Stuart Turton returns with another brain-teasing, genre-bending puzzle that asks a wicked question: can you solve a murder in time to save the last pocket of humanity? Set on an isolated island protected from a planet-wide, lethal fog, The Last Murder at the End of the World blends classic whodunit mechanics with post-apocalyptic science fiction and a fierce countdown. The hook is irresistible. The execution will divide readers.

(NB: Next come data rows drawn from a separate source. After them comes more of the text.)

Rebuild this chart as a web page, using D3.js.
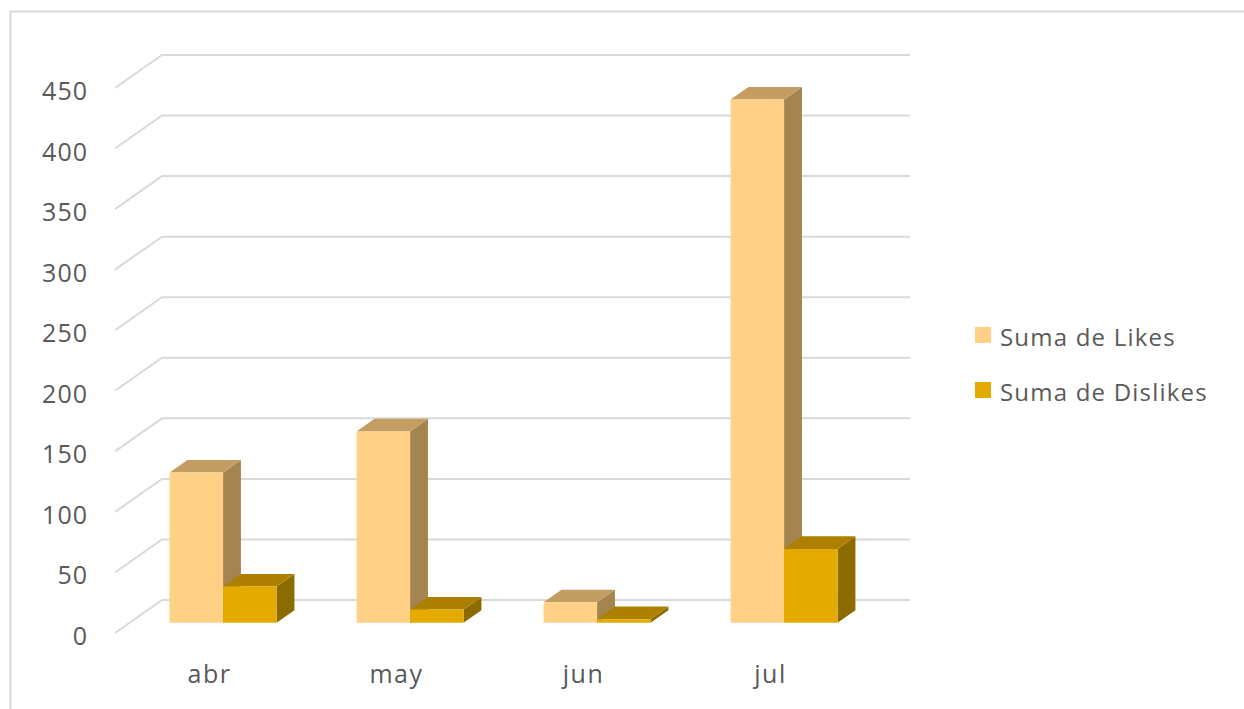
<!DOCTYPE html>
<html>
<head>
<meta charset="utf-8">
<script src="https://cdn.jsdelivr.net/npm/d3@7"></script>
<style>
  html, body { margin: 0; padding: 0; background: #fff; }
  svg { display: block; }
  text { font-family: "Open Sans", "Noto Sans", sans-serif; fill: #595959; }
</style>
</head>
<body>
<svg id="chart" width="1244" height="709"></svg>
<script>
// data
var months = ['abr', 'may', 'jun', 'jul'];
var seriesNames = ['Suma de Likes', 'Suma de Dislikes'];
var likes = [124, 158, 17, 432];
var dislikes = [30, 11, 3, 61];
var yTicks = [0, 50, 100, 150, 200, 250, 300, 350, 400, 450];

// colours: front, top, side
var colors = [
  { front: '#ffd085', top: '#c49d63', side: '#a48550' },
  { front: '#e5aa00', top: '#ad8000', side: '#8c6c00' }
];

var svg = d3.select('#chart');
var DX = 47, DY = 33;      // depth offset of the back wall
var z0 = 0.31, z1 = 0.69;  // bar depth range

var y = d3.scaleLinear().domain([0, 450]).range([633, 88]);
var x0 = d3.scaleBand().domain(months).range([115, 863])
  .paddingInner(0.428).paddingOuter(0.214);
var x1 = d3.scaleBand().domain(seriesNames).range([0, x0.bandwidth()]);

function proj(px, py, z) { return [px + z * DX, py - z * DY]; }
function poly(pts) { return pts.map(function(p){ return p.join(','); }).join(' '); }

// outer frame (only top and left visible)
svg.append('path')
  .attr('d', 'M10.5,709 L10.5,11.5 L1244,11.5')
  .attr('fill', 'none').attr('stroke', '#d9d9d9').attr('stroke-width', 2);

// gridlines
var x0min = x0.range()[0], x0max = x0.range()[1];
svg.append('g').selectAll('polyline')
  .data(yTicks).enter().append('polyline')
  .attr('points', function(t){
    return poly([proj(x0min, y(t), 0), proj(x0min, y(t), 1), proj(x0max, y(t), 1)]);
  })
  .attr('fill', 'none').attr('stroke', '#d9d9d9').attr('stroke-width', 2);

// y labels
svg.append('g').selectAll('text')
  .data(yTicks).enter().append('text')
  .attr('x', 88).attr('y', function(t){ return y(t) + 2; })
  .attr('text-anchor', 'end').attr('dominant-baseline', 'central')
  .style('font-size', '25px').style('letter-spacing', '1px')
  .text(function(t){ return t; });

// bars
var bars = [];
months.forEach(function(m, i){
  bars.push({ m: m, s: 0, v: likes[i] });
  bars.push({ m: m, s: 1, v: dislikes[i] });
});

var g = svg.append('g');
bars.forEach(function(b){
  var xl = x0(b.m) + x1(seriesNames[b.s]);
  var xr = xl + x1.bandwidth();
  var yt = y(b.v), yb = y(0);
  var c = colors[b.s];
  g.append('polygon')
    .attr('points', poly([proj(xr, yt, z0), proj(xr, yb, z0), proj(xr, yb, z1), proj(xr, yt, z1)]))
    .attr('fill', c.side);
  g.append('polygon')
    .attr('points', poly([proj(xl, yt, z0), proj(xr, yt, z0), proj(xr, yt, z1), proj(xl, yt, z1)]))
    .attr('fill', c.top);
  g.append('polygon')
    .attr('points', poly([proj(xl, yt, z0), proj(xr, yt, z0), proj(xr, yb, z0), proj(xl, yb, z0)]))
    .attr('fill', c.front);
});

// x labels
svg.append('g').selectAll('text')
  .data(months).enter().append('text')
  .attr('x', function(m){ return x0(m) + x0.bandwidth() / 2 + 1; })
  .attr('y', 673)
  .attr('text-anchor', 'middle').attr('dominant-baseline', 'central')
  .style('font-size', '25px').style('letter-spacing', '1.5px')
  .text(function(m){ return m; });

// legend
var legend = svg.append('g').selectAll('g')
  .data(seriesNames).enter().append('g')
  .attr('transform', function(d, i){ return 'translate(975,' + (335 + i * 55) + ')'; });
legend.append('rect')
  .attr('x', 0).attr('y', -8).attr('width', 16).attr('height', 16)
  .attr('fill', function(d, i){ return colors[i].front; });
legend.append('text')
  .attr('x', 25).attr('y', 1)
  .attr('dominant-baseline', 'central')
  .style('font-size', '24px').style('letter-spacing', '1.2px')
  .text(function(d){ return d; });
</script>
</body>
</html>
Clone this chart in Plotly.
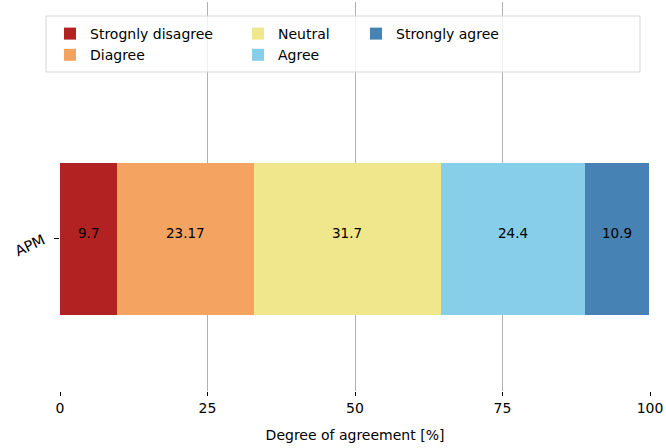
import plotly.graph_objects as go

categories = ["APM"]
series_names = ["Strognly disagree", "Diagree", "Neutral", "Agree", "Strongly agree"]
series_values = [[9.7], [23.17], [31.7], [24.4], [10.9]]
series_colors = ["#b22222", "#f4a460", "#f0e68c", "#87ceeb", "#4682b4"]
legend_columns = ["legend", "legend", "legend2", "legend2", "legend3"]
x_ticks = [0, 25, 50, 75, 100]

FONT = "DejaVu Sans"
L, R, T, B = 60, 16, 2, 57
W, H = 666, 448
PW, PH = W - L - R, H - T - B


def px_x(p):
    return (p - L) / PW


def px_y(p):
    return 1 - (p - T) / PH


fig = go.Figure()
annotations = []
base = [0.0 for _ in categories]
for i, (name, vals, col, leg) in enumerate(zip(series_names, series_values, series_colors, legend_columns)):
    fig.add_trace(go.Bar(
        y=categories, x=vals, name=name, orientation="h",
        marker=dict(color=col, line=dict(width=0)),
        width=0.5,
        legend=leg, legendgroup=f"g{i}",
    ))
    for j, (cat, v) in enumerate(zip(categories, vals)):
        annotations.append(dict(
            x=base[j] + v / 2, y=cat, xref="x", yref="y",
            text=f"{v:g}", showarrow=False, yshift=6,
            font=dict(family=FONT, size=13.5, color="black"),
        ))
        base[j] += v

leg_common = dict(
    orientation="v", yanchor="top", xanchor="left",
    bgcolor="rgba(0,0,0,0)", borderwidth=0,
    font=dict(family=FONT, size=14, color="black"),
    traceorder="normal", tracegroupgap=9, itemwidth=30,
)

fig.update_layout(
    barmode="stack",
    width=W, height=H,
    margin=dict(l=L, r=R, t=T, b=B),
    paper_bgcolor="white", plot_bgcolor="white",
    font=dict(family=FONT, size=14, color="black"),
    annotations=annotations,
    legend=dict(x=px_x(50), y=px_y(18), **leg_common),
    legend2=dict(x=px_x(238), y=px_y(18), **leg_common),
    legend3=dict(x=px_x(356), y=px_y(18), **leg_common),
    shapes=[dict(
        type="rect", xref="paper", yref="paper",
        x0=px_x(46), x1=px_x(640), y0=px_y(72), y1=px_y(16),
        fillcolor="rgba(255,255,255,0.8)", line=dict(color="#d5d5d5", width=1),
        layer="above",
    )],
    xaxis=dict(
        range=[0, 100], tickvals=x_ticks, ticktext=[str(t) for t in x_ticks],
        showgrid=True, gridcolor="#b0b0b0", gridwidth=1.3,
        zeroline=False, showline=False,
        ticks="outside", ticklen=4, tickcolor="black", tickwidth=1,
        tickfont=dict(size=14),
        title=dict(text="Degree of agreement [%]", font=dict(size=14), standoff=15),
    ),
    yaxis=dict(
        range=[-0.5, 0.778], showgrid=False, zeroline=False, showline=False,
        ticks="outside", ticklen=5, tickcolor="black",
        tickangle=-25, tickfont=dict(size=14.5), ticklabelstandoff=8,
    ),
)

fig.write_html("out.html", post_script="document.body.style.margin='0';",
               config={"displayModeBar": False})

The setup: paradise under glass

An enclave of 122 villagers lives under a strict curfew and the watch of three scientists who maintain the barrier keeping the fog at bay. When one of the scientists is stabbed, the security system begins to fail and everyone’s memories of the previous night are wiped clean. The island now has 107 hours to find a killer or be swallowed whole. Turton uses this ticking clock and community amnesia to create immediate stakes and a chilly sense of surveillance and control.

What works

  • High-concept suspense: The first half is riveting. Reviewers consistently note how the worldbuilding drip-feeds sinister clues, building dread while slotting key revelations into place. The island itself feels like a character, idyllic on the surface, engineered at the core.
  • Puzzle architecture: Short chapters, shifting reveals, and rule-bound constraints create the intellectual pleasure of a closed-circle mystery under extreme pressure.
  • Ambition and theme: Turton prods at memory, consent, and what counts as humanity. The amnesia device is not just a gimmick. It interrogates how truth is constructed and controlled, especially when an omnipresent system decides what you can know.

Where readers struggle

  • A second-half drag: Several readers report a momentum dip once the investigation machinery takes over. The cast balloons, subplots multiply, and the narrative becomes a maze of small revelations that twist, then retwist. If you are not actively note-taking, names and roles can blur.
  • Dual narration friction: The interplay of first and third person perspectives creates occasional dissonance about whose understanding we are inside. That formal choice can feel clever in design but confusing in practice.
  • Over-engineering: The novel sometimes feels like an elaborate puzzle box that privileges mechanism over emotion. A few readers found themselves admiring the construction while feeling detached from the people moving through it.

Characters and voice

Emory emerges as the tenacious center, a determined investigator piecing together scraps of truth under a failing sky. Around her, the scientists, villagers, and a rule-bound AI create an ethical minefield. The island’s celebratory culture of art and shared work contrasts with a laboratory ethos that treats some lives as expendable. That tension fuels the book’s most provocative questions, even when the plot grows dense.

Pacing and readability

If you loved the clockwork bravura of The 7 1/2 Deaths of Evelyn Hardcastle, you will appreciate Turton’s appetite for constraints and formal games. If you prefer the cleaner propulsion of a traditional mystery, the mid-book complexity may frustrate. This is a novel that rewards patient, detail-oriented reading, and some will want to reread early chapters once the larger pattern emerges.

Verdict

Inventive, audacious, and thematically chewy, The Last Murder at the End of the World delivers a top-tier premise and an atmospheric first half, then dares you to keep up as the puzzle tightens. Expect brilliance mixed with bloat, clarity interlaced with confusion. For readers who enjoy high-concept mysteries with sci-fi scaffolding and do not mind a demanding second act, this will be catnip. For those who want a streamlined whodunit, approach with tempered expectations.

Recommended for: fans of closed-circle mysteries, speculative thrillers with moral questions, and readers who liked the structural play of Evelyn Hardcastle and the eerie survivalism of Station Eleven.

Content notes: violence, murder, pervasive dread, memory manipulation.